>> begin

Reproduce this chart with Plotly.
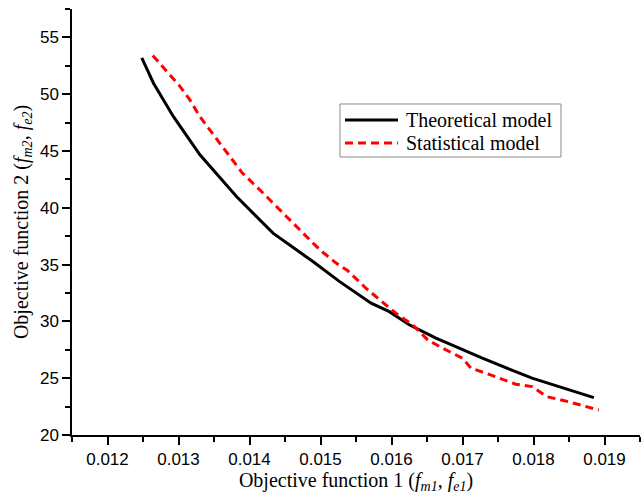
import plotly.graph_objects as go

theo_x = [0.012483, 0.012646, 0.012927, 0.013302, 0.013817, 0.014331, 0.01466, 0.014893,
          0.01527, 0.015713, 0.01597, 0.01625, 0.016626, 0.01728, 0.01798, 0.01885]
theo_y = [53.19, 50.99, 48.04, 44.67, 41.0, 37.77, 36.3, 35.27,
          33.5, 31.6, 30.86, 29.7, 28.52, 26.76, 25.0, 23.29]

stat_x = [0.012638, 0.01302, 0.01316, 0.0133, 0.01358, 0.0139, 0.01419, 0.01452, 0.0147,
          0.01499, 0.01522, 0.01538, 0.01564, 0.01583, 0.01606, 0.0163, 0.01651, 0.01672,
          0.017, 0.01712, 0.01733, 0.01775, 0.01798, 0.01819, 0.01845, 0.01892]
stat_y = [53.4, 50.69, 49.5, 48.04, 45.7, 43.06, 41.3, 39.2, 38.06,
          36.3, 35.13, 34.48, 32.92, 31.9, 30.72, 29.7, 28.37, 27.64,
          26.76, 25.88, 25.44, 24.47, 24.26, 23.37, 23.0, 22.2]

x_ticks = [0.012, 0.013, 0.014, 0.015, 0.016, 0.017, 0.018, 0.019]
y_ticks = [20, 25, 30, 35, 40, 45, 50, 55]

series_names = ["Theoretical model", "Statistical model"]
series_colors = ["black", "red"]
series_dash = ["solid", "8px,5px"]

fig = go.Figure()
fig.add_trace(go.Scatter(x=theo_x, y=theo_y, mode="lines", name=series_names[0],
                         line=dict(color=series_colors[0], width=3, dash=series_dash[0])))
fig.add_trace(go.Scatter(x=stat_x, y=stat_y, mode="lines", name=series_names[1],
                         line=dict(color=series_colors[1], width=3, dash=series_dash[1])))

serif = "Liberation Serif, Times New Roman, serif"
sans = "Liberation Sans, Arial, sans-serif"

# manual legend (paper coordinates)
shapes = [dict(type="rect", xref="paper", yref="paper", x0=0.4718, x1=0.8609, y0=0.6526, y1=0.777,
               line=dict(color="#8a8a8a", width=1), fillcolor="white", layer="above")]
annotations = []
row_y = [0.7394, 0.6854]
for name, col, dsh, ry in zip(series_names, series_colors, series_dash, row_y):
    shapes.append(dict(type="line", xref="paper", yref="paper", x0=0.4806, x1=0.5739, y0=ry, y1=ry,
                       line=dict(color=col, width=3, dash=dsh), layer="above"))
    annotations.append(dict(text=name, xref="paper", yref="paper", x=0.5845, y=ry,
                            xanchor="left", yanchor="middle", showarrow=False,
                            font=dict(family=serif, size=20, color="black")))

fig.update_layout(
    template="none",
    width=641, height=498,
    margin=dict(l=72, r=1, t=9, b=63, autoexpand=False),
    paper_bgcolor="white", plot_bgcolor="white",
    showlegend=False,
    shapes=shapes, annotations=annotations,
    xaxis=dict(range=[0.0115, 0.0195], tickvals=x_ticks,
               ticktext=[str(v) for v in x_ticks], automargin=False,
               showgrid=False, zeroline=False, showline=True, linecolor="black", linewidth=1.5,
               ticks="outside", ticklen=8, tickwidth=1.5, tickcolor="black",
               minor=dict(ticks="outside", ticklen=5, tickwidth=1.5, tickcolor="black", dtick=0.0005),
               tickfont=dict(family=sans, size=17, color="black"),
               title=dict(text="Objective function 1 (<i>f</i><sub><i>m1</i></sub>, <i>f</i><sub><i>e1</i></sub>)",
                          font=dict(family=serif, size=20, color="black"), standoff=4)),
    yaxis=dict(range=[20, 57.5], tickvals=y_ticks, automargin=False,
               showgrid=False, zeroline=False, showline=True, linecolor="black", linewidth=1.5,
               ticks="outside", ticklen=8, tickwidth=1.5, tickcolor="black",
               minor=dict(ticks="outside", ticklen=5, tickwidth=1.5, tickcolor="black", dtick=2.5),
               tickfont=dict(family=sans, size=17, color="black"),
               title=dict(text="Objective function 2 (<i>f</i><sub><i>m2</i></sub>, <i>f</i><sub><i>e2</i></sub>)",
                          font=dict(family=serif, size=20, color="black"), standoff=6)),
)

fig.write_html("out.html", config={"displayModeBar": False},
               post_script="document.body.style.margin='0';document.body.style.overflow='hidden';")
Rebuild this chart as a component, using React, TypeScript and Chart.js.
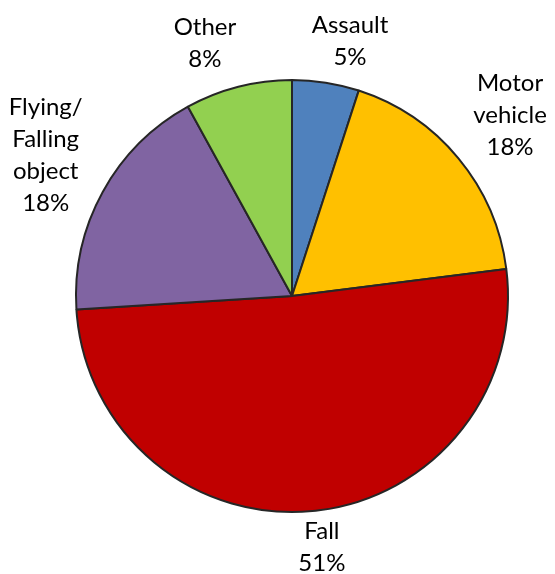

>> end

Repeat everything in the records precisely. Images are excluded from the copy.

## EXERCISE SOLUTION
Reproduce this chart with Plotly.
import plotly.graph_objects as go

theo_x = [0.012483, 0.012646, 0.012927, 0.013302, 0.013817, 0.014331, 0.01466, 0.014893,
          0.01527, 0.015713, 0.01597, 0.01625, 0.016626, 0.01728, 0.01798, 0.01885]
theo_y = [53.19, 50.99, 48.04, 44.67, 41.0, 37.77, 36.3, 35.27,
          33.5, 31.6, 30.86, 29.7, 28.52, 26.76, 25.0, 23.29]

stat_x = [0.012638, 0.01302, 0.01316, 0.0133, 0.01358, 0.0139, 0.01419, 0.01452, 0.0147,
          0.01499, 0.01522, 0.01538, 0.01564, 0.01583, 0.01606, 0.0163, 0.01651, 0.01672,
          0.017, 0.01712, 0.01733, 0.01775, 0.01798, 0.01819, 0.01845, 0.01892]
stat_y = [53.4, 50.69, 49.5, 48.04, 45.7, 43.06, 41.3, 39.2, 38.06,
          36.3, 35.13, 34.48, 32.92, 31.9, 30.72, 29.7, 28.37, 27.64,
          26.76, 25.88, 25.44, 24.47, 24.26, 23.37, 23.0, 22.2]

x_ticks = [0.012, 0.013, 0.014, 0.015, 0.016, 0.017, 0.018, 0.019]
y_ticks = [20, 25, 30, 35, 40, 45, 50, 55]

series_names = ["Theoretical model", "Statistical model"]
series_colors = ["black", "red"]
series_dash = ["solid", "8px,5px"]

fig = go.Figure()
fig.add_trace(go.Scatter(x=theo_x, y=theo_y, mode="lines", name=series_names[0],
                         line=dict(color=series_colors[0], width=3, dash=series_dash[0])))
fig.add_trace(go.Scatter(x=stat_x, y=stat_y, mode="lines", name=series_names[1],
                         line=dict(color=series_colors[1], width=3, dash=series_dash[1])))

serif = "Liberation Serif, Times New Roman, serif"
sans = "Liberation Sans, Arial, sans-serif"

# manual legend (paper coordinates)
shapes = [dict(type="rect", xref="paper", yref="paper", x0=0.4718, x1=0.8609, y0=0.6526, y1=0.777,
               line=dict(color="#8a8a8a", width=1), fillcolor="white", layer="above")]
annotations = []
row_y = [0.7394, 0.6854]
for name, col, dsh, ry in zip(series_names, series_colors, series_dash, row_y):
    shapes.append(dict(type="line", xref="paper", yref="paper", x0=0.4806, x1=0.5739, y0=ry, y1=ry,
                       line=dict(color=col, width=3, dash=dsh), layer="above"))
    annotations.append(dict(text=name, xref="paper", yref="paper", x=0.5845, y=ry,
                            xanchor="left", yanchor="middle", showarrow=False,
                            font=dict(family=serif, size=20, color="black")))

fig.update_layout(
    template="none",
    width=641, height=498,
    margin=dict(l=72, r=1, t=9, b=63, autoexpand=False),
    paper_bgcolor="white", plot_bgcolor="white",
    showlegend=False,
    shapes=shapes, annotations=annotations,
    xaxis=dict(range=[0.0115, 0.0195], tickvals=x_ticks,
               ticktext=[str(v) for v in x_ticks], automargin=False,
               showgrid=False, zeroline=False, showline=True, linecolor="black", linewidth=1.5,
               ticks="outside", ticklen=8, tickwidth=1.5, tickcolor="black",
               minor=dict(ticks="outside", ticklen=5, tickwidth=1.5, tickcolor="black", dtick=0.0005),
               tickfont=dict(family=sans, size=17, color="black"),
               title=dict(text="Objective function 1 (<i>f</i><sub><i>m1</i></sub>, <i>f</i><sub><i>e1</i></sub>)",
                          font=dict(family=serif, size=20, color="black"), standoff=4)),
    yaxis=dict(range=[20, 57.5], tickvals=y_ticks, automargin=False,
               showgrid=False, zeroline=False, showline=True, linecolor="black", linewidth=1.5,
               ticks="outside", ticklen=8, tickwidth=1.5, tickcolor="black",
               minor=dict(ticks="outside", ticklen=5, tickwidth=1.5, tickcolor="black", dtick=2.5),
               tickfont=dict(family=sans, size=17, color="black"),
               title=dict(text="Objective function 2 (<i>f</i><sub><i>m2</i></sub>, <i>f</i><sub><i>e2</i></sub>)",
                          font=dict(family=serif, size=20, color="black"), standoff=6)),
)

fig.write_html("out.html", config={"displayModeBar": False},
               post_script="document.body.style.margin='0';document.body.style.overflow='hidden';")
Rebuild this chart as a component, using React, TypeScript and Chart.js.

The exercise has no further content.